This lesson is still being designed and assembled (Pre-Alpha version)

Packaging and Publishing with Python: Carpentries Incubator Welcome

This project started in the Mozilla Open Leaders Cohort 6 and I’m excited for it to move to the Carpentries Incubator. I’m building an open curriculum to teach researchers to release their python code in ways that better support repeatability and collaboration. In the Carpentries Incubator I hope that this material is more findable and that new contributors feel welcome to join the development.

The lesson design follows the Carpentries style: learner centric, accessible and delivered with participatory live coding.
The lesson teaches concepts of project organization, packaging, environments, documentation, and publishing. These are topics that many researchers won’t know: whether self-taught or focused on theory, these very practical aspects are not learned.

I hope my curriculum can more research code be released in a reusable form. At leas in my area of machine learning, much of the research code that is released is a set scripts that make it easy to reproduce a paper’s result, but make it hard to compare that result to a newer technique or apply a method to a new dataset. To get there, I aim to fill a gap in training researchers with minimal practices they can adopt without requiring learning too many specialized tools. I found that a lot of documentation and tools for these concepts focus on bigger software projects and I think data analysis projects have slightly different nature and deserve their own support in the form of tutorials and conventions.
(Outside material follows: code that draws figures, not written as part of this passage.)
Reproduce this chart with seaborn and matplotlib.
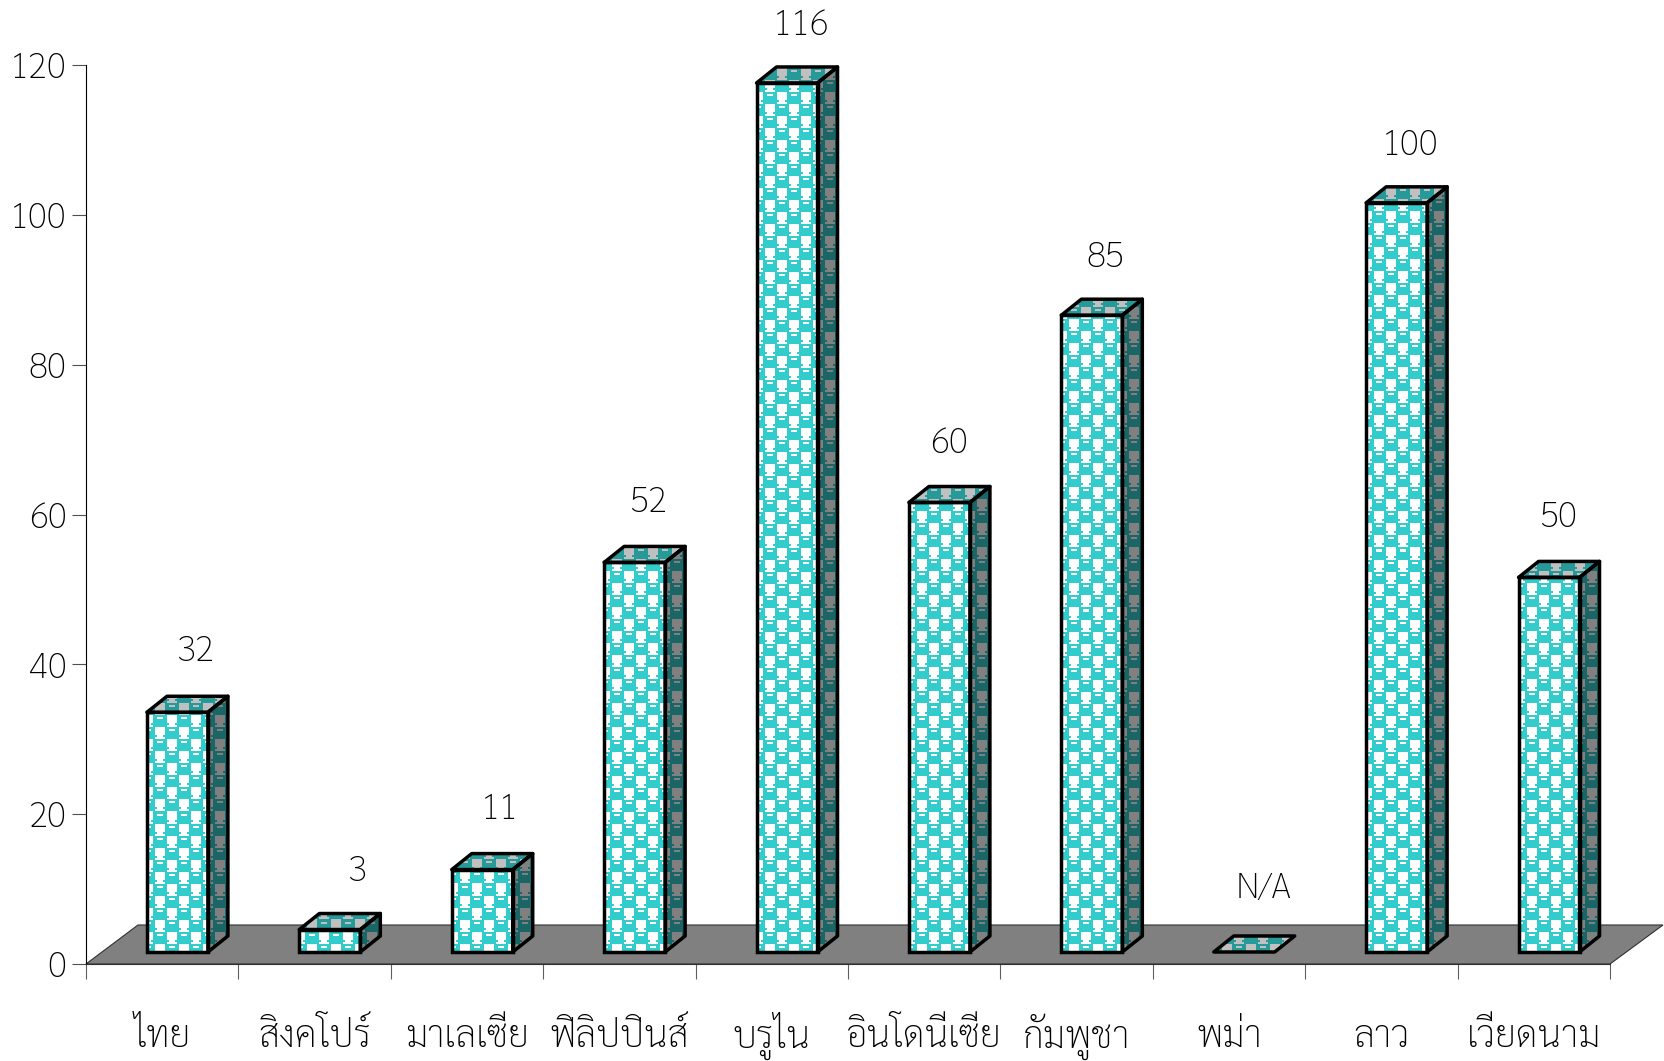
import numpy as np
import pandas as pd
import seaborn as sns
import matplotlib.pyplot as plt
from matplotlib.patches import Polygon


countries = ['ไทย', 'สิงคโปร์', 'มาเลเซีย', 'ฟิลิปปินส์', 'บรูไน', 'อินโดนีเซีย', 'กัมพูชา', 'พม่า', 'ลาว', 'เวียดนาม']
values = [32, 3, 11, 52, 116, 60, 85, 0, 100, 50]
value_labels = ['32', '3', '11', '52', '116', '60', '85', 'N/A', '100', '50']
yticks = [0, 20, 40, 60, 80, 100, 120]

# nudge of each value label from the top left corner of its bar, in pixels
label_dx = [48, 57, 48, 44, 44, 40, 44, 50, 44, 39]
label_dy = [61, 58, 60, 60, 57, 59, 57, 63, 57, 60]

PX_X = 152.4  # pixels per category
PX_Y = 7.49   # pixels per y unit

BAR_SHIFT = 0.1
BAR_WIDTH = 0.4
BASE = 12 / PX_Y
DEPTH_X = 20 / PX_X
DEPTH_Y = 16 / PX_Y
EDGE = 2.5

half = ['000111111100',
        '000110001100',
        '000111111100',
        '000111111100',
        '001111111110',
        '000111111100']
half = np.array([[int(c) for c in row] for row in half])
tile = np.vstack([half, np.roll(half, 6, axis=1)])


def face_image(ax, clip, x0, base, ink, paper, ny, nx=4):
    # repeat the 12x12 tile, 24 pixels per tile on screen
    img = np.tile(tile, (ny, nx))
    rgb = np.where(img[..., None] == 1, np.array(ink), np.array(paper)) / 255
    im = ax.imshow(rgb, extent=(x0, x0 + nx * 24 / PX_X, base - 4 / PX_Y, base - 4 / PX_Y + ny * 24 / PX_Y),
                   aspect='auto', interpolation='nearest', origin='upper', zorder=2)
    im.set_clip_path(clip)


sns.set_theme(style='white')
plt.rcParams['font.family'] = ['Sarabun', 'Noto Sans Thai', 'DejaVu Sans']
plt.rcParams['font.weight'] = 'light'

fig = plt.figure(figsize=(16.65, 10.61), dpi=100)
ax = fig.add_axes([86 / 1665, 1 - 964 / 1061, (1610 - 86) / 1665, (964 - 65) / 1061])
ax.patch.set_alpha(0)

data = pd.DataFrame({'country': countries, 'value': values})
sns.barplot(data=data, x='country', y='value', color='white', edgecolor='black', linewidth=EDGE,
            width=BAR_WIDTH, errorbar=None, ax=ax, zorder=3, fill=False)

# grey floor of the 3D chart
floor = Polygon([(-0.5, 0), (-0.5 + 52 / PX_X, 39 / PX_Y), (9.5 + 53 / PX_X, 39 / PX_Y), (9.5, 0)],
                closed=True, facecolor='#808080', edgecolor='#303030', linewidth=0.8, clip_on=False, zorder=1)
ax.add_patch(floor)

for i, bar in enumerate(list(ax.patches)[:len(values)]):
    x0 = bar.get_x() + BAR_SHIFT
    x1 = x0 + BAR_WIDTH
    h = bar.get_height()
    bar.set_x(x0)
    bar.set_y(BASE)
    y1 = BASE + h
    ny = int(h * PX_Y / 24) + 3

    top = Polygon([(x0, y1), (x0 + DEPTH_X, y1 + DEPTH_Y), (x1 + DEPTH_X, y1 + DEPTH_Y), (x1, y1)], closed=True,
                  facecolor='none', edgecolor='black', linewidth=EDGE, joinstyle='round', zorder=3)
    ax.add_patch(top)
    face_image(ax, top, x0, BASE, (38, 153, 153), (192, 192, 192), ny)

    if h > 0:
        front_clip = Polygon([(x0, BASE), (x0, y1), (x1, y1), (x1, BASE)], closed=True,
                             facecolor='none', edgecolor='none', zorder=2)
        ax.add_patch(front_clip)
        face_image(ax, front_clip, x0, BASE, (51, 204, 204), (255, 255, 255), ny)
        side = Polygon([(x1, BASE), (x1, y1), (x1 + DEPTH_X, y1 + DEPTH_Y), (x1 + DEPTH_X, BASE + DEPTH_Y)], closed=True,
                       facecolor='none', edgecolor='black', linewidth=EDGE, joinstyle='round', zorder=3)
        ax.add_patch(side)
        face_image(ax, side, x0, BASE, (26, 102, 102), (128, 128, 128), ny)
    else:
        bar.set_visible(False)

    ax.annotate(value_labels[i], xy=(x0, y1), xytext=(label_dx[i], label_dy[i]), textcoords='offset pixels',
                ha='center', va='center', fontsize=25.5, color='black', annotation_clip=False)

ax.set_xlim(-0.5, 9.5)
ax.set_ylim(0, 120)
ax.set_xlabel('')
ax.set_ylabel('')

ax.set_yticks(yticks)
ax.set_xticks(np.arange(-0.5, 10, 1), labels=[])
ax.set_xticks(np.arange(10), labels=countries, minor=True)
ax.tick_params(axis='y', left=True, length=10, width=0.8, color='#505050', pad=4, labelsize=25.5, labelcolor='black')
ax.tick_params(axis='x', which='major', bottom=True, length=10.5, width=0.8, color='#606060')
ax.tick_params(axis='x', which='minor', bottom=False, length=0, pad=60, labelsize=27, labelcolor='black')
for lab in ax.get_xticklabels(minor=True):
    lab.set_verticalalignment('baseline')

sns.despine(ax=ax)
ax.spines['left'].set_color('black')
ax.spines['left'].set_linewidth(0.8)
ax.spines['bottom'].set_color('#303030')
ax.spines['bottom'].set_linewidth(0.8)

fig.savefig('out.png', dpi=100)
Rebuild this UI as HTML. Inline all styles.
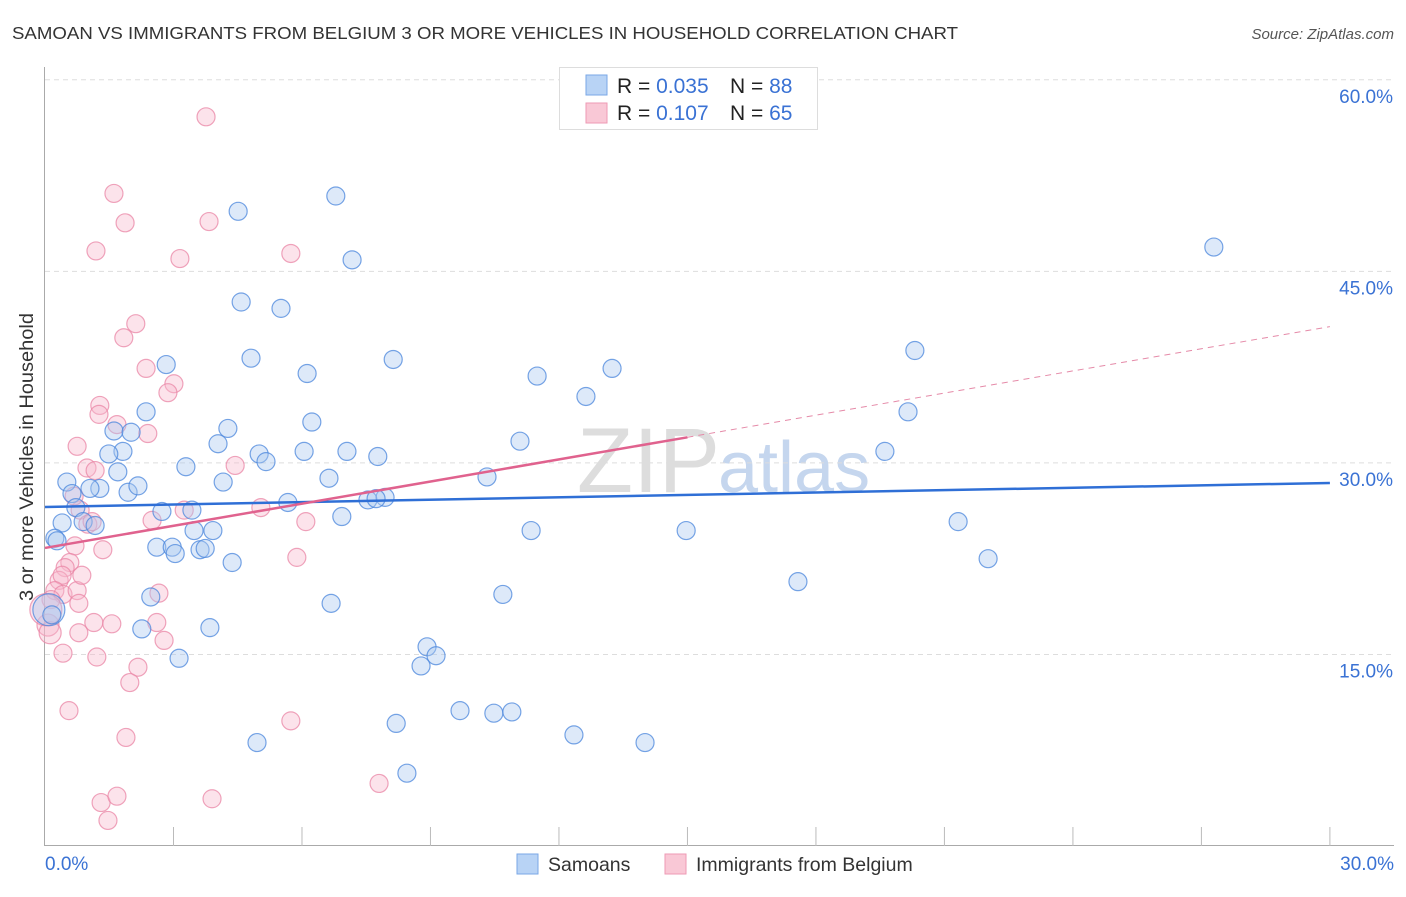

To date, I’ve built out an outline with learning objectives and started filling in some activities. I ran one pilot of the workshop in March 2019. I would welcome more activities and examples to use in the workshop and more thoughtful conversation about what a minimal set of open source practices for this purpose could look like. There are a number of tagged issues and places where I had an idea for an exercise, but have not developed it fully, marked with FIXME in the repo. Some have additional notes as comments that only show when looking at the files offline or by clicking ‘Raw’ or ‘edit’ on Github in a browser.